Tax shadow over venture capital scheme

For all its claims to the contrary is the government giving business what it really wants?

Ministers want to create a nation of entrepreneurs and the venture capital iniative, reforms to insolvency law and the new Small Business Service have been introduced with the goal of bringing the American Way to Britain.

Peter Mandelson and Stephen Byers, his replacement as trade secretary, are trying to pick through the UK psyche to find out how legislation can make starting a business easier and failure less stigmatised.

There is no doubt that venture capitalists need encouragement. They view start-ups with the suspicion that comes from high risk and tend only to get involved if they are a specialist, such as in IT (which has its own rules) or once the business gets to a ‘safer’ size.

Enter Blair with his £:50m support package, designed to ‘address the SME equity gap’. But if money is what these businesses need, why was the afternoon debate at the British Venture Capital Association Enterpreneurs’ Summit dominated by attacks on the rate of capital gains tax?

Biotechnology entrepreneur Chris Evans, chairman of Merlin Ventures, was in the audience for Blair’s speech. ‘He could have said I am going to cut CGT to 10% or 5% because it would create a huge enterprise culture,’ he said afterwards.

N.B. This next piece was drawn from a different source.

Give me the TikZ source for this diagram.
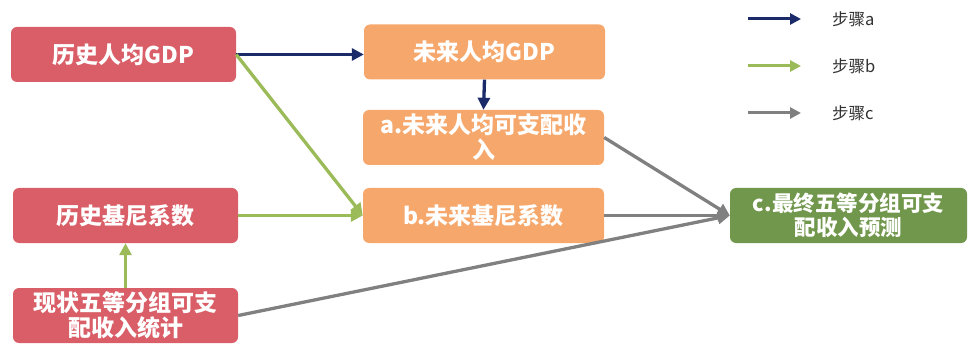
\documentclass[tikz,border=0pt]{standalone}
\usepackage{fontspec}
\setmainfont{Noto Sans CJK SC}
\usetikzlibrary{arrows.meta}
\definecolor{boxred}{RGB}{217,94,103}
\definecolor{boxorange}{RGB}{246,168,108}
\definecolor{boxgreen}{RGB}{112,151,76}
\definecolor{arrblue}{RGB}{27,42,104}
\definecolor{arrgreen}{RGB}{155,187,89}
\definecolor{arrgray}{RGB}{128,128,128}
\definecolor{legtext}{RGB}{50,50,50}
\tikzset{
  box/.style={rounded corners=6pt, minimum height=55pt, inner sep=0pt, text=white,
    font=\fontsize{23}{25}\selectfont\bfseries, align=center},
  redbox/.style={box, fill=boxred, minimum width=225pt},
  orangebox/.style={box, fill=boxorange, minimum width=241pt},
  greenbox/.style={box, fill=boxgreen, minimum width=237pt},
  arr/.style={line width=3.3pt, -{Triangle[length=12pt,width=12pt]}},
  legarr/.style={line width=3pt, -{Triangle[length=11pt,width=11pt]}},
  legtxt/.style={anchor=west, text=legtext, font=\fontsize{16.5}{18}\selectfont, inner sep=0pt}
}
\begin{document}
\begin{tikzpicture}[x=1pt,y=-1pt]
\useasboundingbox (0,0) rectangle (968,347);
% nodes
\node[redbox] (h1) at (123.5,54.5) {历史人均GDP};
\node[orangebox] (f1) at (484.5,52) {未来人均GDP};
\node[orangebox] (a) at (483.5,137.5) {a.未来人均可支配收\\入};
\node[redbox] (h2) at (125.5,215.5) {历史基尼系数};
\node[orangebox] (b) at (483.5,215.5) {b.未来基尼系数};
\node[greenbox, font=\fontsize{21.5}{24}\selectfont\bfseries] (c) at (848.5,215.5) {c.最终五等分组可支\\配收入预测};
\node[redbox] (s) at (125.5,315.5) {现状五等分组可支\\配收入统计};
% connectors
\draw[arr, arrblue] (h1.east) -- (f1.west |- h1.east);
\draw[arr, arrblue] (f1.south) -- (a.north);
\draw[arr, arrgreen] (h1.east) -- (b.west);
\draw[arr, arrgreen] (h2.east) -- (b.west);
\draw[arr, arrgreen] (s.north) -- (h2.south);
\draw[arr, arrgray] (a.east) -- (c.west);
\draw[arr, arrgray] (b.east) -- (c.west);
\draw[arr, arrgray] (s.east) -- (c.west);
% legend
\coordinate (la1) at (748,19); \coordinate (lb1) at (801,19);
\coordinate (la2) at (748,66); \coordinate (lb2) at (801,66);
\coordinate (la3) at (748,113); \coordinate (lb3) at (801,113);
\draw[legarr, arrblue] (la1) -- (lb1);
\draw[legarr, arrgreen] (la2) -- (lb2);
\draw[legarr, arrgray] (la3) -- (lb3);
\node[legtxt] (t1) at (832,19) {步骤a};
\node[legtxt] (t2) at (832,66) {步骤b};
\node[legtxt] (t3) at (832,113) {步骤c};
\end{tikzpicture}
\end{document}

What Evans was getting at was that the Blair’s radical intentions are not being supported with action. Evans laid the blame squarely at the door of the ‘pathetic characters putting the boot in’, referring to the Treasury and Revenue, which do not want to give up capital gains tax, a lucrative source of income.

With CGT receipts totalling £:1.3bn in 1997-1998, it may seem lucrative at first sight but it adds up to a mere 1% of total Inland Revenue receipts, says Grant Thornton tax specialist Mike Warburton. Or, as PricewaterhouseCoopers’ head of Financial Advisory Services Robert Conway says, the government could scrap CGT tomorrow and it would be better off.

‘If CGT was cut by half, 70% of entrepreneurs would stay in the country and pay it, while if the rate stays the same, 80% said that they would prefer to go offshore,’ he said. The cost of collection, he points out, is not far off the £:1.3bn take anyway.

Not everyone agrees. BDO corporate finance partner Peter Hemmington and Baker Tilly’s Tim Berg dismiss CGT as irrelevant to start-up companies who are more concerned about sources of finance.

Hemmington argues that all the leading economies, including the US have some from of CGT, while Warburton recalls the chaos before CGT was introduced in 1965 when money leaked out: everyone rushed to convert cash to capital to avoid a tax bill. But even he believes the government could do better by dropping the rate to 30%.

Many accountants also bemoan the current tapering relief system, which rewards businessmen who keep assets for 10 years by dropping the rate of CGT they have to pay to a minimum of 10%. But it is extremely complex and unwieldy for modern, young entrepreneurs who want to get in and out of businesses quickly.

The answer to the age-old argument between tax and capital incentive would seem to lie in compromise, with a good dose of culture-shift to help the pill go down.

Just look at the growth in the high-tech companies to see how faith can drive the value of businesses, even when they do not turn in a single profit. Legislation alone cannot make the difference. It will require a shift in gear to change the preconceptions that dog the market and only then will Blair and Byers achieve their goal of a nation of entrepreneurs.